-- Task goal --
Copy each line in the data that includes the word "Recreate".

-- Dataset excerpts --
━━━━━━━━━━━━━━━━━━━━

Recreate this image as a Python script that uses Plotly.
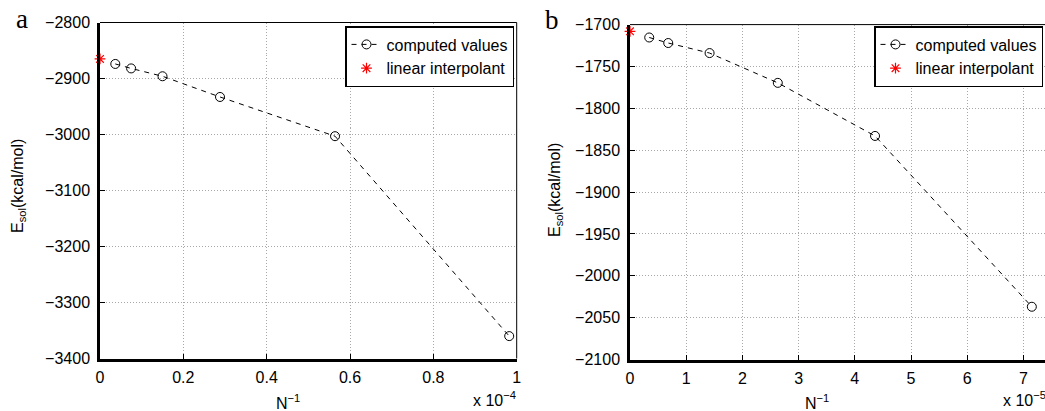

━━━━━━━━━━━━━━━━━━━━

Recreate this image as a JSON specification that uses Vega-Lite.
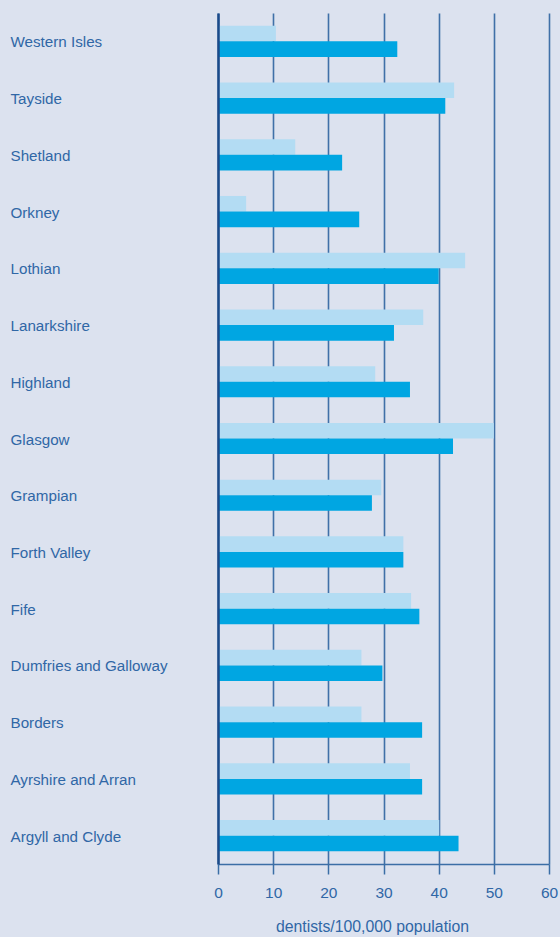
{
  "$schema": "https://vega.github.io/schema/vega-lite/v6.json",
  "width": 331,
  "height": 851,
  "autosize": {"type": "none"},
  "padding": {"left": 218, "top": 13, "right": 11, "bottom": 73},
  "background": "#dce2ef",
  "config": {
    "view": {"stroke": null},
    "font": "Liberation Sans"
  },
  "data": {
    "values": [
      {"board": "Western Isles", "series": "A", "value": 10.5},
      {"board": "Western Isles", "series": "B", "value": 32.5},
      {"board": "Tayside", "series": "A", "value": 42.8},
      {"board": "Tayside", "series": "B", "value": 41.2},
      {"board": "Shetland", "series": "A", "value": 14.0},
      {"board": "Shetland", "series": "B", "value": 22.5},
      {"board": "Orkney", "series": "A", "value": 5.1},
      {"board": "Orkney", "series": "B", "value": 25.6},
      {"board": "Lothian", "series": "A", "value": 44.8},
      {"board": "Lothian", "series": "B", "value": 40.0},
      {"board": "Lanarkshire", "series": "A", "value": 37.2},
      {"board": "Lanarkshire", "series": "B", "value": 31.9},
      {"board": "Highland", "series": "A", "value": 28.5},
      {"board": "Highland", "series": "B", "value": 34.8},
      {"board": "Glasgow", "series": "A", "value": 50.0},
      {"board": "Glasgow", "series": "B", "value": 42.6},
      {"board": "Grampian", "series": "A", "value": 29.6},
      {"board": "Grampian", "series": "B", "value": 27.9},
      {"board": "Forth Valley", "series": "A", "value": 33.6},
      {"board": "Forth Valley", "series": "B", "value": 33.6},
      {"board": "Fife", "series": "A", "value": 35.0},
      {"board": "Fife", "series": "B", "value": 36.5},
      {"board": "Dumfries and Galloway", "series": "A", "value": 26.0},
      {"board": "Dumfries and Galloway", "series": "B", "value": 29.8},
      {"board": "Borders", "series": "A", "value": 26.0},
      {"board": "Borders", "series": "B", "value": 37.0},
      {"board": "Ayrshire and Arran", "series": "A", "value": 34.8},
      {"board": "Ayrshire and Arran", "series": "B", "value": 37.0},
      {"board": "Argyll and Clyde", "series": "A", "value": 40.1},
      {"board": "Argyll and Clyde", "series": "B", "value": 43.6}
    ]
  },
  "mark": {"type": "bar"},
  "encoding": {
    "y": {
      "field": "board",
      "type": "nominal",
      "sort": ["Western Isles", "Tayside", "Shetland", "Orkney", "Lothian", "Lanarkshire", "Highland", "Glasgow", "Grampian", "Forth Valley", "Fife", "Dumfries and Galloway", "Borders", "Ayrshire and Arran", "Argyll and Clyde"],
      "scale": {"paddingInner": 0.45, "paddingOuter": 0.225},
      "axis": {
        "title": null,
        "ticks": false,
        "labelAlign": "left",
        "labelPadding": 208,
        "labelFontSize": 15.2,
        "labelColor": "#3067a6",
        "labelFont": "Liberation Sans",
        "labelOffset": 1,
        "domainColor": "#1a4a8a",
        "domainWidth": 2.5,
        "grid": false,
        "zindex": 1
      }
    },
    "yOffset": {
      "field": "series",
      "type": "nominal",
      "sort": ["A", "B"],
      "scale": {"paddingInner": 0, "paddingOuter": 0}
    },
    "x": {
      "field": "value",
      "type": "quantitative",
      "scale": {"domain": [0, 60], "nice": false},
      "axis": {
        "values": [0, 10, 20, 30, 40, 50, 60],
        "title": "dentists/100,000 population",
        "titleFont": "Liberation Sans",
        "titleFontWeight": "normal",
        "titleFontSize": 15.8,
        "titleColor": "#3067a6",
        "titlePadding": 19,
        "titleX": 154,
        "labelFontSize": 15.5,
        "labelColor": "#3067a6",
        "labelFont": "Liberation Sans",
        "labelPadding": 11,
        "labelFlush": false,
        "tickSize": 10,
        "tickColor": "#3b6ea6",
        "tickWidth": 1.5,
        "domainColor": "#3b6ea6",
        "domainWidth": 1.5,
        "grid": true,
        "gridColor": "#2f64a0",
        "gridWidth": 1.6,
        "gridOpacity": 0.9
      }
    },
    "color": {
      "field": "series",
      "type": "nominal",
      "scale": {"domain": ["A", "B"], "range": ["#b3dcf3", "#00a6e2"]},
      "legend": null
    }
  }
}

━━━━━━━━━━━━━━━━━━━━

-- Finished exercise --
Recreate this image as a Python script that uses Plotly.
Recreate this image as a JSON specification that uses Vega-Lite.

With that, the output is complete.